A peephole in time

Analysis/Commentary

If the universe was born in a showering explosion of heat and light, where's the afterglow? This question daunted scientists for centuries.

In 1965, however, a land-based telescope confirmed the existence of a radiation throughout the known universe that conformed in appearance to this mythic afterglow. Then, in 1991, NASA's satellite, the Cosmic Background Explorer, confirmed the ever-present, ubiquitous shower of microwave rays now dubbed Cosmic Microwave Background.

Last week, Nature magazine published the findings of the latest experiments seeking to measure and describe these cosmic debris.

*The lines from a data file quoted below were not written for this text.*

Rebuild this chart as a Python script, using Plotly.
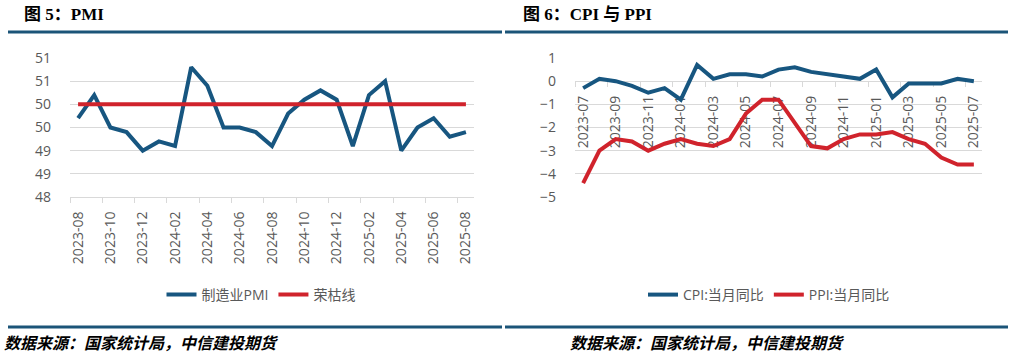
import plotly.graph_objects as go

W, H = 1010, 355

# ---------------- data ----------------
pmi_months = ["2023-08", "2023-09", "2023-10", "2023-11", "2023-12",
              "2024-01", "2024-02", "2024-03", "2024-04", "2024-05", "2024-06",
              "2024-07", "2024-08", "2024-09", "2024-10", "2024-11", "2024-12",
              "2025-01", "2025-02", "2025-03", "2025-04", "2025-05", "2025-06",
              "2025-07", "2025-08"]
pmi_values = [49.7, 50.2, 49.5, 49.4, 49.0, 49.2, 49.1, 50.8, 50.4, 49.5, 49.5,
              49.4, 49.1, 49.8, 50.1, 50.3, 50.1, 49.1, 50.2, 50.5, 49.0, 49.5,
              49.7, 49.3, 49.4]
boom_bust = [50.0] * len(pmi_months)

cpi_months = ["2023-07", "2023-08", "2023-09", "2023-10", "2023-11", "2023-12",
              "2024-01", "2024-02", "2024-03", "2024-04", "2024-05", "2024-06",
              "2024-07", "2024-08", "2024-09", "2024-10", "2024-11", "2024-12",
              "2025-01", "2025-02", "2025-03", "2025-04", "2025-05", "2025-06",
              "2025-07"]
cpi_values = [-0.3, 0.1, 0.0, -0.2, -0.5, -0.3, -0.8, 0.7, 0.1, 0.3, 0.3, 0.2,
              0.5, 0.6, 0.4, 0.3, 0.2, 0.1, 0.5, -0.7, -0.1, -0.1, -0.1, 0.1, 0.0]
ppi_values = [-4.4, -3.0, -2.5, -2.6, -3.0, -2.7, -2.5, -2.7, -2.8, -2.5, -1.4,
              -0.8, -0.8, -1.8, -2.8, -2.9, -2.5, -2.3, -2.3, -2.2, -2.5, -2.7,
              -3.3, -3.6, -3.6]

title_left = "图 5：PMI"
title_right = "图 6：CPI 与 PPI"
source_text = "数据来源：国家统计局，中信建投期货"

# ---------------- style ----------------
BLUE = "#175680"
RED = "#D0232C"
RULE = "#1B5478"
GRID = "#D9D9D9"
TICK = "#595959"
SANS = "Open Sans, Noto Sans CJK SC, sans-serif"
SERIF = "Liberation Serif, Noto Sans CJK SC, serif"


def px_x(x):
    return x / W


def px_y(y):
    return 1 - y / H


xdom1 = [px_x(70), px_x(474)]
xdom2 = [px_x(575), px_x(982)]
ydom = [px_y(197), px_y(58)]

yr2 = [-5, 1]
zero_pos = ydom[0] + (0 - yr2[0]) / (yr2[1] - yr2[0]) * (ydom[1] - ydom[0])

xi1 = list(range(len(pmi_months)))
xi2 = list(range(len(cpi_months)))

fig = go.Figure()
fig.add_trace(go.Scatter(x=xi1, y=pmi_values, mode="lines", name="制造业PMI",
                         line=dict(color=BLUE, width=4), xaxis="x", yaxis="y",
                         legend="legend"))
fig.add_trace(go.Scatter(x=xi1, y=boom_bust, mode="lines", name="荣枯线",
                         line=dict(color=RED, width=4), xaxis="x", yaxis="y",
                         legend="legend"))
fig.add_trace(go.Scatter(x=xi2, y=cpi_values, mode="lines", name="CPI:当月同比",
                         line=dict(color=BLUE, width=4), xaxis="x2", yaxis="y2",
                         legend="legend2"))
fig.add_trace(go.Scatter(x=xi2, y=ppi_values, mode="lines", name="PPI:当月同比",
                         line=dict(color=RED, width=4), xaxis="x2", yaxis="y2",
                         legend="legend2"))

tickfont = dict(family=SANS, size=14, color=TICK)


def xaxis_cfg(months, dom, **kw):
    n = len(months)
    cfg = dict(
        domain=dom, range=[-0.5, n - 0.5], showgrid=False, zeroline=False,
        tickmode="array", tickvals=list(range(0, n, 2)), ticktext=months[::2],
        tickangle=-90, tickfont=tickfont, ticks="",
        showline=True, linecolor=GRID, linewidth=1,
        minor=dict(tickmode="array", tickvals=[i - 0.5 for i in range(0, n + 1, 2)],
                   ticks="outside", ticklen=5, tickcolor=GRID, tickwidth=1, showgrid=False),
        ticklabelstandoff=8, layer="below traces", fixedrange=True,
        automargin=False,
    )
    cfg.update(kw)
    return cfg


fig.update_layout(
    template="none",
    width=W, height=H, margin=dict(l=0, r=0, t=0, b=0, pad=0, autoexpand=False),
    paper_bgcolor="white", plot_bgcolor="white",
    xaxis=xaxis_cfg(pmi_months, xdom1, anchor="y"),
    yaxis=dict(domain=ydom, range=[48, 51], dtick=0.5, tick0=48, tickformat=".0f",
               showgrid=True, gridcolor=GRID, gridwidth=1, zeroline=False,
               tickfont=tickfont, ticks="", showline=False, ticklabelstandoff=18,
               anchor="x", automargin=False, fixedrange=True),
    xaxis2=xaxis_cfg(cpi_months, xdom2, anchor="free", position=zero_pos),
    yaxis2=dict(domain=ydom, range=yr2, dtick=1, tick0=-5,
                showgrid=True, gridcolor=GRID, gridwidth=1, zeroline=False,
                tickfont=tickfont, ticks="", showline=False, ticklabelstandoff=18,
                anchor="x2", automargin=False, fixedrange=True),
    legend=dict(orientation="h", x=px_x(261), xanchor="center", y=px_y(295),
                yanchor="middle", font=dict(family=SANS, size=14, color=TICK),
                bgcolor="rgba(0,0,0,0)"),
    legend2=dict(orientation="h", x=px_x(769), xanchor="center", y=px_y(295),
                 yanchor="middle", font=dict(family=SANS, size=14, color=TICK),
                 bgcolor="rgba(0,0,0,0)"),
    showlegend=True,
)

# titles
fig.add_annotation(text="<b>" + title_left + "</b>", x=px_x(22), y=px_y(15),
                   xref="paper", yref="paper", xanchor="left", yanchor="middle",
                   showarrow=False, font=dict(family=SERIF, size=17, color="black"))
fig.add_annotation(text="<b>" + title_right + "</b>", x=px_x(521), y=px_y(15),
                   xref="paper", yref="paper", xanchor="left", yanchor="middle",
                   showarrow=False, font=dict(family=SERIF, size=17, color="black"))

# sources
fig.add_annotation(text="<b><i>" + source_text + "</i></b>", x=px_x(2), y=px_y(343),
                   xref="paper", yref="paper", xanchor="left", yanchor="middle",
                   showarrow=False, font=dict(family=SANS, size=16, color="black"))
fig.add_annotation(text="<b><i>" + source_text + "</i></b>", x=px_x(568), y=px_y(343),
                   xref="paper", yref="paper", xanchor="left", yanchor="middle",
                   showarrow=False, font=dict(family=SANS, size=16, color="black"))

# rule lines
for x0, x1 in [(8, 502), (505, 1008)]:
    for yy in (32, 327):
        fig.add_shape(type="line", xref="paper", yref="paper",
                      x0=px_x(x0), x1=px_x(x1), y0=px_y(yy), y1=px_y(yy),
                      line=dict(color=RULE, width=3))

fig.write_html("out.html", config={"displayModeBar": False},
               post_script="document.body.style.margin='0';document.body.style.overflow='hidden';")
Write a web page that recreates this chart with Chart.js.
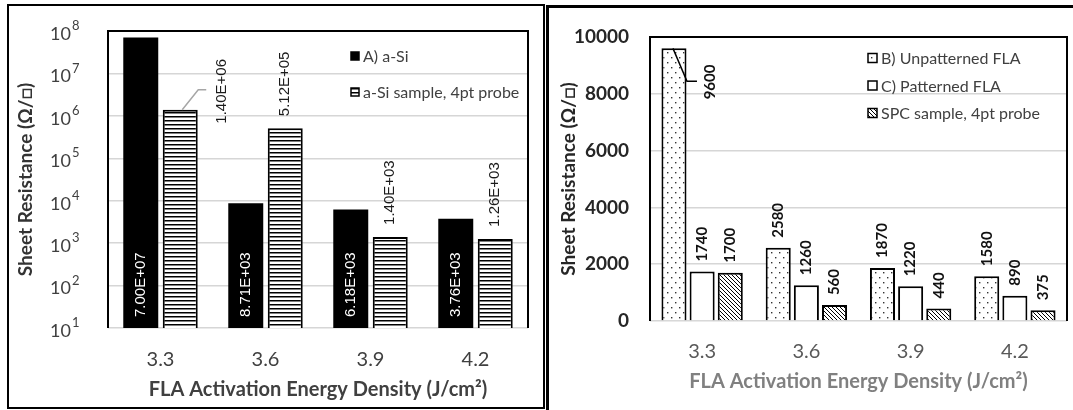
<!DOCTYPE html>
<html>
<head>
<meta charset="utf-8">
<title>Sheet resistance vs FLA energy density</title>
<script src="https://cdn.jsdelivr.net/npm/chart.js@4.4.1/dist/chart.umd.min.js"></script>
<style>
  body { margin: 0; background: #fff; width: 1073px; height: 410px; overflow: hidden; position: relative; }
  canvas { position: absolute; top: 0; }
  #left-chart { left: 0; }
  #right-chart { left: 545px; }
  .frame { position: absolute; box-sizing: border-box; border: 2px solid #000; pointer-events: none; }
  #left-frame { left: 7px; top: 4px; width: 538px; height: 405px; }
  #right-frame { left: 546px; top: 5px; width: 600px; height: 420px; border-width: 3px; }
</style>
</head>
<body>
<canvas id="left-chart" width="545" height="410"></canvas>
<canvas id="right-chart" width="528" height="410"></canvas>
<div class="frame" id="left-frame"></div>
<div class="frame" id="right-frame"></div>
<script>
const energyLabels = ['3.3', '3.6', '3.9', '4.2'];

// a-Si panel (log scale)
const aSiValues = [7.00e7, 8.71e3, 6.18e3, 3.76e3];
const aSiProbeValues = [1.40e6, 5.12e5, 1.40e3, 1.26e3];
const logTicks = [1e1, 1e2, 1e3, 1e4, 1e5, 1e6, 1e7, 1e8];

// FLA panel (linear scale)
const unpatternedValues = [9600, 2580, 1870, 1580];
const patternedValues = [1740, 1260, 1220, 890];
const spcProbeValues = [1700, 560, 440, 375];

const FONT = "Lato, 'Open Sans', sans-serif";
const ARIAL = "'Liberation Sans', Arial, sans-serif";
const AXIS_TITLE = 'Sheet Resistance (Ω/□)';
const X_TITLE = 'FLA Activation Energy Density (J/cm²)';

function makePattern(w, h, draw) {
    const c = document.createElement('canvas');
    c.width = w;
    c.height = h;
    const g = c.getContext('2d');
    g.fillStyle = '#fff';
    g.fillRect(0, 0, w, h);
    draw(g);
    return g.createPattern(c, 'repeat');
}

const stripes = makePattern(4, 4, g => {
    g.fillStyle = '#000';
    g.fillRect(0, 0, 4, 1.5);
});
const hatch = makePattern(4, 4, g => {
    g.strokeStyle = '#000';
    g.lineWidth = 1;
    g.beginPath();
    g.moveTo(0, 0); g.lineTo(4, 4);
    g.moveTo(-1, 3); g.lineTo(1, 5);
    g.moveTo(3, -1); g.lineTo(5, 1);
    g.stroke();
});
const dots = makePattern(8, 10, g => {
    g.fillStyle = '#333';
    g.fillRect(2, 2, 1.4, 1.4);
    g.fillRect(6, 7, 1.4, 1.4);
});

function sciLabel(v) {
    const [m, e] = v.toExponential(2).split('e');
    const n = parseInt(e, 10);
    return m + 'E' + (n < 0 ? '-' : '+') + String(Math.abs(n)).padStart(2, '0');
}

// black frame round the plot area (bottom edge stays the grey axis line)
const plotFrame = {
    id: 'plotFrame',
    afterDatasetsDraw(chart) {
        const { ctx, chartArea: a } = chart;
        ctx.save();
        ctx.strokeStyle = '#000';
        ctx.lineWidth = 2;
        ctx.beginPath();
        ctx.moveTo(a.left, a.bottom);
        ctx.lineTo(a.left, a.top);
        ctx.lineTo(a.right, a.top);
        ctx.lineTo(a.right, a.bottom);
        ctx.stroke();
        ctx.restore();
    }
};

// rotated value labels, with optional moved labels and leader lines
const valueLabels = {
    id: 'valueLabels',
    afterDatasetsDraw(chart, args, opts) {
        const ctx = chart.ctx;
        chart.data.datasets.forEach((ds, di) => {
            const meta = chart.getDatasetMeta(di);
            meta.data.forEach((bar, i) => {
                const text = opts.format(ds.data[i]);
                const inside = ds.labelInside;
                let x = bar.x;
                let y = inside ? bar.base - opts.insideGap : bar.y - opts.gap;
                const move = opts.moves[di + ':' + i];
                ctx.save();
                if (move) {
                    ctx.strokeStyle = move.color;
                    ctx.lineWidth = move.width;
                    ctx.beginPath();
                    move.leader.forEach((p, k) => {
                        const fn = k === 0 ? 'moveTo' : 'lineTo';
                        ctx[fn](bar.x + p[0], bar.y + p[1]);
                    });
                    ctx.stroke();
                    x = bar.x + move.dx;
                    y = bar.y + move.dy;
                }
                ctx.translate(x, y);
                ctx.rotate(-Math.PI / 2);
                ctx.font = opts.font;
                ctx.fillStyle = inside ? '#fff' : opts.color;
                ctx.textAlign = 'left';
                ctx.textBaseline = 'middle';
                ctx.fillText(text, 0, 0);
                ctx.restore();
            });
        });
    }
};

// legend drawn inside the plot area
const innerLegend = {
    id: 'innerLegend',
    afterDraw(chart, args, opts) {
        const { ctx, chartArea: a } = chart;
        ctx.save();
        ctx.font = opts.font;
        ctx.textBaseline = 'middle';
        ctx.textAlign = 'left';
        chart.data.datasets.forEach((ds, i) => {
            const x = a.left + opts.x;
            const y = a.top + opts.y + i * opts.step;
            const s = opts.box;
            ctx.fillStyle = ds.backgroundColor;
            ctx.fillRect(x, y - s / 2, s, s);
            ctx.strokeStyle = '#000';
            ctx.lineWidth = 1.5;
            ctx.strokeRect(x, y - s / 2, s, s);
            ctx.fillStyle = opts.color;
            ctx.fillText(ds.label, x + s + 4, y + 1);
        });
        ctx.restore();
    }
};

// 10^n tick labels for the log axis
const powerTicks = {
    id: 'powerTicks',
    afterDraw(chart) {
        const { ctx } = chart;
        const scale = chart.scales.y;
        const xr = scale.right - 37;
        ctx.save();
        ctx.fillStyle = '#404040';
        ctx.textBaseline = 'middle';
        scale.ticks.forEach(t => {
            const py = scale.getPixelForValue(t.value);
            const exp = Math.round(Math.log10(t.value));
            ctx.font = '18px ' + FONT;
            ctx.textAlign = 'right';
            ctx.fillText('10', xr, py + 3);
            ctx.font = '13px ' + FONT;
            ctx.textAlign = 'left';
            ctx.fillText(String(exp), xr + 1, py - 5);
        });
        ctx.restore();
    }
};

const gridStyle = { color: '#d6d6d6', lineWidth: 1.5, drawTicks: false };

new Chart(document.getElementById('left-chart'), {
    type: 'bar',
    data: {
        labels: energyLabels,
        datasets: [
            { label: 'A) a-Si', data: aSiValues, backgroundColor: '#000', borderColor: '#000', borderWidth: 0, labelInside: true },
            { label: 'a-Si sample, 4pt probe', data: aSiProbeValues, backgroundColor: stripes, borderColor: '#000', borderWidth: 2 }
        ]
    },
    options: {
        responsive: false,
        animation: false,
        layout: { padding: { top: 31, right: 17, left: 0, bottom: 0 } },
        datasets: { bar: { categoryPercentage: 0.752, barPercentage: 0.886 } },
        plugins: {
            legend: { display: false },
            tooltip: { enabled: false },
            valueLabels: {
                format: sciLabel,
                font: '15px ' + ARIAL,
                color: '#1a1a1a',
                gap: 12,
                insideGap: 11,
                moves: { '1:0': { dx: 42, dy: 14, leader: [[2, 0], [18, -20], [26, -20]], color: '#a6a6a6', width: 1.5 } }
            },
            innerLegend: { x: 243, y: 25, step: 36, box: 8, font: '16px ' + FONT, color: '#404040' }
        },
        scales: {
            x: {
                grid: { display: false, drawTicks: false },
                border: { display: false },
                ticks: { color: '#404040', font: { family: FONT, size: 20 }, padding: 20 },
                title: { display: true, text: X_TITLE, color: '#404040', font: { family: FONT, size: 20, weight: 'bold' }, padding: { top: 0, bottom: 8 } },
                afterFit: s => { s.height = 82; }
            },
            y: {
                type: 'logarithmic',
                min: 10,
                max: 1e8,
                afterBuildTicks: s => { s.ticks = logTicks.map(v => ({ value: v })); },
                afterFit: s => { s.width = 108; },
                grid: gridStyle,
                border: { display: false },
                ticks: { display: false },
                title: { display: true, text: AXIS_TITLE, color: '#333', font: { family: FONT, size: 19, weight: 'bold' }, padding: { top: 14.5, bottom: 0 } }
            }
        }
    },
    plugins: [plotFrame, valueLabels, innerLegend, powerTicks]
});

new Chart(document.getElementById('right-chart'), {
    type: 'bar',
    data: {
        labels: energyLabels,
        datasets: [
            { label: 'B) Unpatterned FLA', data: unpatternedValues, backgroundColor: dots, borderColor: '#000', borderWidth: 2 },
            { label: 'C) Patterned FLA', data: patternedValues, backgroundColor: '#fff', borderColor: '#000', borderWidth: 2 },
            { label: 'SPC sample, 4pt probe', data: spcProbeValues, backgroundColor: hatch, borderColor: '#000', borderWidth: 2 }
        ]
    },
    options: {
        responsive: false,
        animation: false,
        layout: { padding: { top: 37, right: 6, left: 0, bottom: 0 } },
        datasets: { bar: { categoryPercentage: 0.81, barPercentage: 0.89 } },
        plugins: {
            legend: { display: false },
            tooltip: { enabled: false },
            valueLabels: {
                format: v => String(v),
                font: 'bold 15px ' + FONT,
                color: '#111',
                gap: 10,
                insideGap: 0,
                moves: { '0:0': { dx: 36, dy: 51, leader: [[-1, 0], [13, 33], [23, 33]], color: '#000', width: 1.5 } }
            },
            innerLegend: { x: 218, y: 21, step: 27.5, box: 9, font: '16px ' + FONT, color: '#404040' }
        },
        scales: {
            x: {
                grid: { display: false, drawTicks: false },
                border: { display: false },
                ticks: { color: '#595959', font: { family: FONT, size: 20 }, padding: 19 },
                title: { display: true, text: X_TITLE, color: '#808080', font: { family: FONT, size: 20, weight: 'bold' }, padding: { top: 0, bottom: 16 } },
                afterFit: s => { s.height = 89; }
            },
            y: {
                min: 0,
                max: 10000,
                afterFit: s => { s.width = 105; },
                grid: gridStyle,
                border: { display: false },
                ticks: { stepSize: 2000, callback: v => String(v), color: '#262626', font: { family: FONT, size: 19, weight: 'bold' }, padding: 21 },
                title: { display: true, text: AXIS_TITLE, color: '#262626', font: { family: FONT, size: 19, weight: 'bold' }, padding: { top: 12.5, bottom: 0 } }
            }
        }
    },
    plugins: [plotFrame, valueLabels, innerLegend]
});
</script>
</body>
</html>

Knowing the large-scale structure of the CMB, scientists suspect they can discover the large structure of the universe, as well as trace back in time its early shape and make-up. In the beginning, as the Bible says, there was light -- a millisecond flash that swelled to enormous proportions, giving birth to matter, the stars and galaxies, and eventually to super-clusters that float on the surface of the universe. From a thin, hot soup, the rapid expansion expelled objects that transformed space into the waves Einstein described as the curvature of spacetime and Newton called gravity.

Gravity, however, according to the new findings, was a late development. Even from the beginning, space was destined to be flat, to expand to a geometric shape that conformed to the calculations of Euclidean geometry. Overall, the universe presents a stable structure neither tending to collapse upon itself, nor to expand infinitely. The 12- to 15-billion year-old universe might be called entirely flat, if we didn't know there also existed such oddities as black holes, imploding stars, galactic clusters, and other Swiss-cheese-producing objects.

The findings in Nature come from measurements made above the Earth's atmosphere by a large helium balloon, flying for ten days over Mount Erebus in Antarctica between December 1998 and January 1999. The balloon circled 5,000 miles to land only 31 miles from its launch site. The scientific team from NASA and the National Science Foundation appointed the Italian Paolo de Bernardis as their leader.